The inability to run the ball – an issue that was prevalent during much of the Giants' 11-5 season in 2016 – elicited more questions about the offensive line, and whether McAdoo would consider scheme or personnel changes.

"We'll consider all those moving forward," he said when asked specifically about schemes. "Take a look at it week-to-week like we always do and do what we feel is best for the team.

"We need to do a better job on third down handling the stunts, that's for sure, and pass protection. … We just need to get better technically. We had some technical breakdowns and, again, it's not one guy. There's enough to spread around and the tight ends are in there as well. The running backs fit in. Again, it's not just the offensive line."

But the offensive linemen believe success begins with them, and they bore much of the responsibility for the ineffectiveness of the offense.

"We just didn't do what we can do," center Weston Richburg said. "We didn't do what we are capable of."

"There was so much optimism coming into it, so I thought we would execute at a much higher level in the first half and we didn't," Pugh said. "I liked how we came out and started the third quarter. I liked some of the drives we had, but we got to play better complementary football. We got to get better field position for our defense. Get them in better spots and then just do it differently."

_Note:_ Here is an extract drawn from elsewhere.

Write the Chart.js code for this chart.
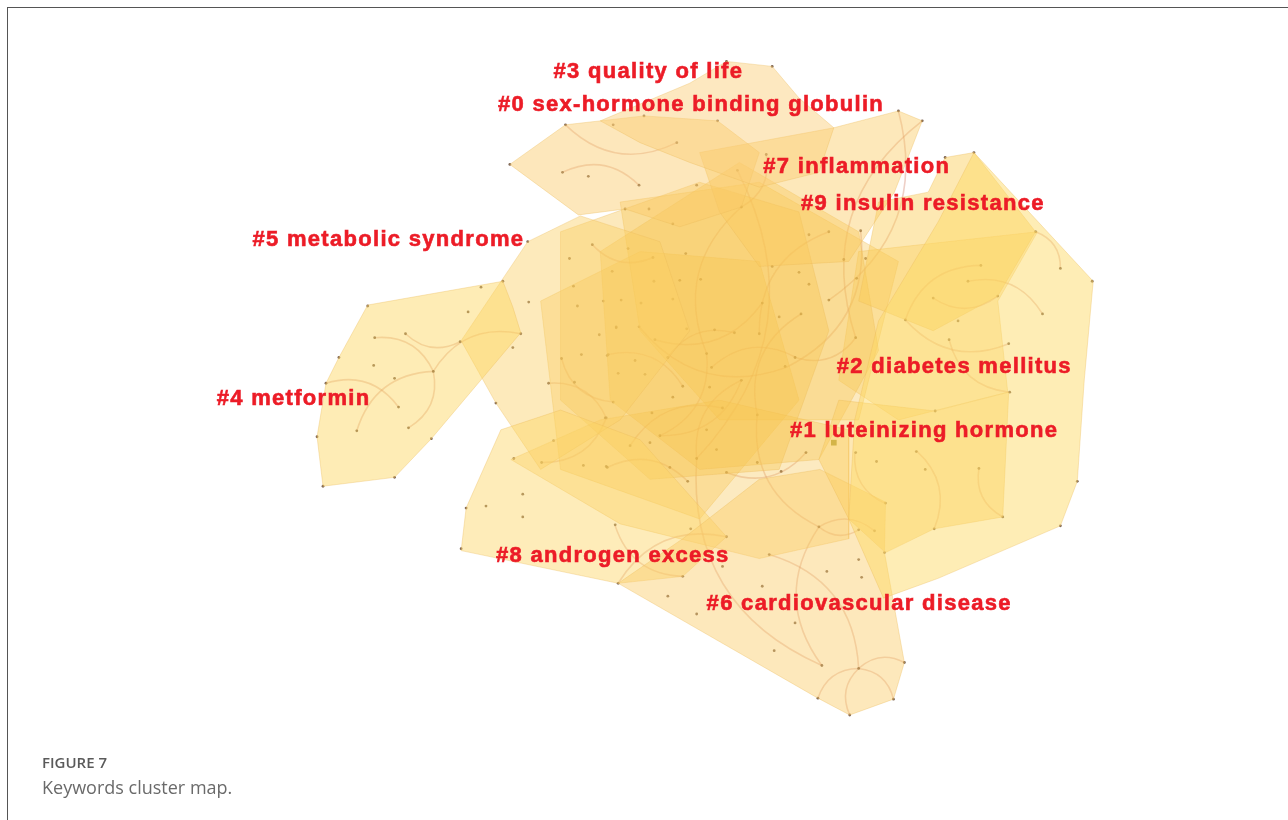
<!DOCTYPE html>
<html>
<head>
<meta charset="utf-8">
<title>Keywords cluster map</title>
<script src="https://cdn.jsdelivr.net/npm/chart.js@4.4.1/dist/chart.umd.min.js"></script>
<style>
  html, body { margin: 0; padding: 0; background: #fff; }
  #page { position: relative; width: 1288px; height: 820px; overflow: hidden; }
  #frame {
    position: absolute; left: 7px; top: 7px; right: 0; bottom: 0;
    border-left: 1px solid #555; border-top: 1px solid #555;
  }
  #map { position: absolute; left: 0; top: 0; }
  .fig-no {
    position: absolute; left: 42px; top: 752px;
    font: 600 15px "Open Sans", sans-serif; color: #5a5a5a;
  }
  .fig-title {
    position: absolute; left: 42px; top: 775px;
    font: 400 18px "Open Sans", sans-serif; color: #6a6a6a;
  }
</style>
</head>
<body>
<div id="page">
  <div id="frame"></div>
  <canvas id="map" width="1288" height="820"></canvas>
  <div class="fig-no">FIGURE 7</div>
  <div class="fig-title">Keywords cluster map.</div>
</div>
<script>
// cluster labels (layout coordinates of the map)
const clusterIds = ['#3', '#0', '#7', '#9', '#5', '#2', '#4', '#1', '#8', '#6'];
const clusterNames = ['quality of life', 'sex-hormone binding globulin', 'inflammation', 'insulin resistance',
  'metabolic syndrome', 'diabetes mellitus', 'metformin', 'luteinizing hormone', 'androgen excess',
  'cardiovascular disease'];
const labelX = [553, 497, 764, 802, 250, 838, 214, 791, 495, 707];
const labelY = [69, 102, 165, 202, 238, 367, 399, 431, 557, 606];

// cluster hulls (vertices in map coordinates)
const hullMetformin = [[366,304],[502,280],[512,306],[520,332],[430,439],[393,478],[321,487],[315,437],[324,383],[337,357]];
const hullDiabetes = [[976,150],[1096,280],[1087,380],[1080,482],[1063,527],[940,580],[885,600],[850,520],[856,420],[880,320],[940,220]];
const hullQuality = [[600,118],[690,80],[727,58],[773,63],[800,95],[835,125],[820,170],[760,185],[690,160],[640,140]];
const hullShbg = [[509,162],[565,122],[644,113],[718,118],[760,150],[742,205],[680,225],[625,207],[578,213]];
const hullInflammation = [[700,150],[835,125],[900,108],[924,118],[896,190],[850,260],[760,265],[720,210]];
const hullInsulin = [[880,200],[930,190],[947,155],[976,150],[1038,230],[1000,295],[935,330],[860,300]];
const hullLh = [[840,400],[937,411],[1011,392],[1005,518],[936,530],[887,554],[850,520],[820,460]];
const hullCvd = [[618,585],[683,540],[760,480],[821,470],[887,503],[886,554],[906,665],[895,702],[851,718],[819,701]];
const hullAndrogen = [[460,552],[465,509],[500,430],[560,410],[640,440],[727,538],[683,578],[618,585]];
const hullMetabolic = [[527,240],[580,214],[660,240],[690,330],[620,420],[540,470],[495,403],[460,340]];
const hullCoreA = [[560,230],[700,180],[800,210],[830,330],[780,470],[650,480],[560,400]];
const hullCoreB = [[600,250],[740,160],[860,230],[880,350],[820,460],[700,470],[610,400]];
const hullCoreC = [[510,460],[600,420],[720,400],[850,430],[850,540],[760,560],[620,525]];
const hullCoreD = [[540,300],[640,250],[760,260],[800,400],[700,520],[560,470]];
const hullCoreE = [[620,200],[760,180],[900,260],[860,420],[720,420],[640,330]];
const hullRightMid = [[860,250],[1040,230],[1000,300],[1010,392],[900,420],[840,380]];

// keyword nodes
const nodes = [
  [366,305],[480,286],[502,280],[467,311],[373,337],[404,333],[459,341],[337,357],[372,365],[432,371],
  [393,378],[324,383],[397,407],[355,431],[407,428],[430,439],[315,437],[393,478],[321,487],
  [528,301],[520,333],[512,347],[561,358],[548,383],[574,382],[495,403],[513,459],[541,463],[583,466],
  [606,467],[553,441],[522,495],[485,507],[465,509],[522,518],[615,526],[460,550],[573,285],[577,305],
  [603,300],[621,299],[599,334],[616,327],[581,354],[607,355],[613,402],[606,418],[630,446],
  [565,122],[613,122],[644,113],[677,140],[718,118],[509,162],[562,170],[588,174],[639,183],[697,183],
  [738,168],[742,205],[625,207],[649,207],[673,222],[527,240],[592,243],[628,247],[653,256],[686,252],
  [569,257],[612,270],[654,280],[680,279],[701,278],[773,265],[673,298],[641,302],[763,302],[773,63],[727,58],
  [900,108],[924,118],[767,152],[947,155],[976,150],[1038,230],[1063,267],[1095,280],[810,233],[830,230],
  [862,229],[800,271],[845,258],[867,257],[858,277],[810,283],[983,264],[970,280],[935,297],[1000,295],
  [830,299],[802,313],[907,319],[960,320],[1045,313],[857,337],[951,339],[1011,343],[796,357],[786,366],[1012,392],
  [780,316],[639,326],[616,326],[687,328],[715,329],[735,332],[760,333],[655,339],[707,353],[608,354],
  [635,360],[668,357],[645,374],[618,373],[712,367],[742,380],[683,386],[710,387],[673,397],[723,408],
  [758,415],[652,413],[605,418],[707,430],[660,436],[650,443],[697,459],[717,450],[607,468],[670,468],
  [727,473],[758,463],[782,472],[807,453],[857,453],[878,462],[918,452],[927,470],[688,482],[887,504],
  [936,530],[691,530],[727,538],[820,528],[860,531],[876,532],[770,556],[860,561],[828,573],[937,411],
  [981,469],[1080,482],[1005,518],[1063,527],[886,554],
  [723,568],[683,578],[763,588],[618,585],[668,598],[697,616],[796,625],[775,653],[823,668],[860,671],
  [906,665],[819,701],[895,702],[851,718],[863,579]
];
const hubNodes = [[835,443]];

// co-occurrence links (pairs of node positions)
const links = [
  [432,371,355,431],[432,371,407,428],[432,371,373,337],[432,371,520,333],[397,407,324,383],[459,341,404,333],
  [561,358,613,402],[548,383,606,418],[742,205,707,353],[738,168,697,459],[830,230,760,333],[862,229,787,367],
  [983,264,907,319],[970,280,1045,313],[935,297,1000,295],[1038,230,1063,267],[907,319,1011,343],[857,337,796,357],
  [797,357,712,367],[787,367,639,326],[683,386,608,354],[668,357,735,332],[660,436,742,380],[630,446,723,408],
  [727,473,807,453],[820,528,758,415],[820,528,860,531],[820,528,876,532],[820,528,823,668],[860,671,906,665],
  [860,671,819,701],[860,671,895,702],[860,671,851,718],[823,668,697,459],[860,671,770,556],[918,451,936,530],
  [856,453,888,505],[683,578,615,527],[727,538,618,585],[900,108,830,299],[924,118,857,337],[767,152,742,205],
  [565,122,677,140],[562,170,639,183],[592,243,653,256],[707,353,660,436],[742,380,697,459],[763,302,655,339],
  [802,313,758,415],[1012,392,951,339],[981,469,1005,518],[607,468,688,482],[541,463,606,418]
];

const hulls = [hullMetformin, hullDiabetes, hullQuality, hullShbg, hullInflammation, hullInsulin, hullLh,
  hullCvd, hullAndrogen, hullMetabolic, hullCoreA, hullCoreB, hullCoreC, hullCoreD, hullCoreE, hullRightMid];
const hullColors = ['rgba(252,212,90,0.45)', 'rgba(252,218,100,0.48)', 'rgba(250,205,115,0.45)',
  'rgba(250,202,105,0.45)', 'rgba(250,200,90,0.42)', 'rgba(251,205,85,0.45)', 'rgba(251,205,90,0.45)',
  'rgba(251,205,105,0.45)', 'rgba(252,212,100,0.45)', 'rgba(251,208,100,0.44)', 'rgba(248,198,80,0.38)',
  'rgba(248,198,80,0.38)', 'rgba(248,198,80,0.36)', 'rgba(248,198,80,0.36)', 'rgba(248,198,80,0.36)',
  'rgba(250,206,90,0.36)'];

const toXY = (p) => ({ x: p[0], y: p[1] });

const datasets = hulls.map((h, i) => ({
  data: h.concat([h[0]]).map(toXY),
  showLine: true,
  fill: 'shape',
  backgroundColor: hullColors[i],
  borderColor: 'rgba(235,185,90,0.35)',
  borderWidth: 1,
  pointRadius: 0,
  tension: 0
}));

datasets.push({
  data: nodes.map(toXY),
  pointRadius: 1.4,
  backgroundColor: 'rgba(95,65,45,0.8)',
  borderWidth: 0
});
datasets.push({
  data: hubNodes.map(toXY),
  pointStyle: 'rect',
  pointRadius: 4,
  backgroundColor: 'rgba(130,130,20,0.9)',
  borderWidth: 0
});
const nodeIndex = hulls.length;

// links go under the node dots, curved like the CiteSpace arcs
const linkLayer = {
  id: 'linkLayer',
  beforeDatasetDraw(chart, args) {
    if (args.index !== nodeIndex) return;
    const { ctx, scales: { x, y } } = chart;
    ctx.save();
    ctx.strokeStyle = 'rgba(205,120,95,0.35)';
    ctx.lineWidth = 1.6;
    links.forEach((l, i) => {
      const x1 = x.getPixelForValue(l[0]), y1 = y.getPixelForValue(l[1]);
      const x2 = x.getPixelForValue(l[2]), y2 = y.getPixelForValue(l[3]);
      const side = i % 2 ? 1 : -1;
      const cx = (x1 + x2) / 2 + side * (y2 - y1) * 0.35;
      const cy = (y1 + y2) / 2 - side * (x2 - x1) * 0.35;
      ctx.beginPath();
      ctx.moveTo(x1, y1);
      ctx.quadraticCurveTo(cx, cy, x2, y2);
      ctx.stroke();
    });
    ctx.restore();
  }
};

const clusterLabels = {
  id: 'clusterLabels',
  afterDatasetsDraw(chart) {
    const { ctx, scales: { x, y } } = chart;
    ctx.save();
    ctx.font = 'bold 22px "Liberation Sans", Arial, sans-serif';
    ctx.letterSpacing = '1.3px';
    ctx.textBaseline = 'middle';
    ctx.fillStyle = '#ec1c27';
    ctx.strokeStyle = '#ec1c27';
    ctx.lineWidth = 0.6;
    clusterIds.forEach((id, i) => {
      const text = id + ' ' + clusterNames[i];
      const px = x.getPixelForValue(labelX[i]), py = y.getPixelForValue(labelY[i]);
      ctx.fillText(text, px, py);
      ctx.strokeText(text, px, py);
    });
    ctx.restore();
  }
};

new Chart(document.getElementById('map'), {
  type: 'scatter',
  data: { datasets },
  options: {
    responsive: false,
    animation: false,
    devicePixelRatio: 1,
    layout: { padding: 0 },
    scales: {
      x: { type: 'linear', min: 0, max: 1288, display: false },
      y: { type: 'linear', min: 0, max: 820, reverse: true, display: false }
    },
    plugins: {
      legend: { display: false },
      tooltip: { enabled: false }
    }
  },
  plugins: [linkLayer, clusterLabels]
});
</script>
</body>
</html>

The passing game didn't escape scrutiny. Neither McAdoo nor the players would accept a free pass because the Giants played without Odell Beckham, Jr., who was inactive with a sprained ankle suffered in Cleveland three weeks ago. Without Beckham, Eli Manning threw almost exclusively short passes and averaged just 5.8 yards on his 38 attempts.

"They got a lead," McAdoo said. "It turned into a bunch of line stunts up front. Trying to make a pocket that wasn't deep and wasn't wide and they were playing soft zone in the back end. … We knew it was a zone game early. We saw that it was a zone game early. They just relied on playing zone and playing with a lot of depth and playing on top. That's why a lot of the throws were underneath. Eli was just trying to take what they were giving him."

With Beckham sidelined, it was widely assumed that newcomer Brandon Marshall and his 941 career receptions would become one of Manning's favorite targets. But Manning threw just four passes his way, and Marshall's only catch was a 10-yarder on the game's final play.

"I think it was a product of a lot of things," McAdoo said. "There may have been times where you're trying to get him the ball, but couldn't get it to him for one reason or another. It could've been where he was lined up in the progression, based on the coverage we were seeing. It's not just one factor, you can't just point to one thing. It was a variety of things. We certainly want Brandon to get a touch earlier than he got a touch."

"We just didn't have many plays, especially in the first half," Manning said. "Had some sacks, had some three and outs, so just didn't have a whole lot of plays. He's a weapon. We have to find ways to get him the ball."

The Giants have a week to work on shortcomings that cost them last night. They return to action next Monday in their home opener against the Detroit Lions.

"We have to make a big jump from Week 1 to Week 2," McAdoo said. "We're blessed to have a long week this week. Have to play complementary team football and take care of each other in all three phases. Something we didn't do last night."

"You have to flush this game down the toilet," wide receiver Sterling Shepard said in the locker room in Dallas. "It's over with. Either we're going to take some steps back, or we're going to take steps forward and fix things that we need to fix. That's what we got to do; we got to get in the film room and fix this stuff. It's a fix-it league, so it's what we got to do."

*McAdoo said right tackle Bobby Hart hurt his ankle in the game, but doesn't yet know if the injury will affect his availability.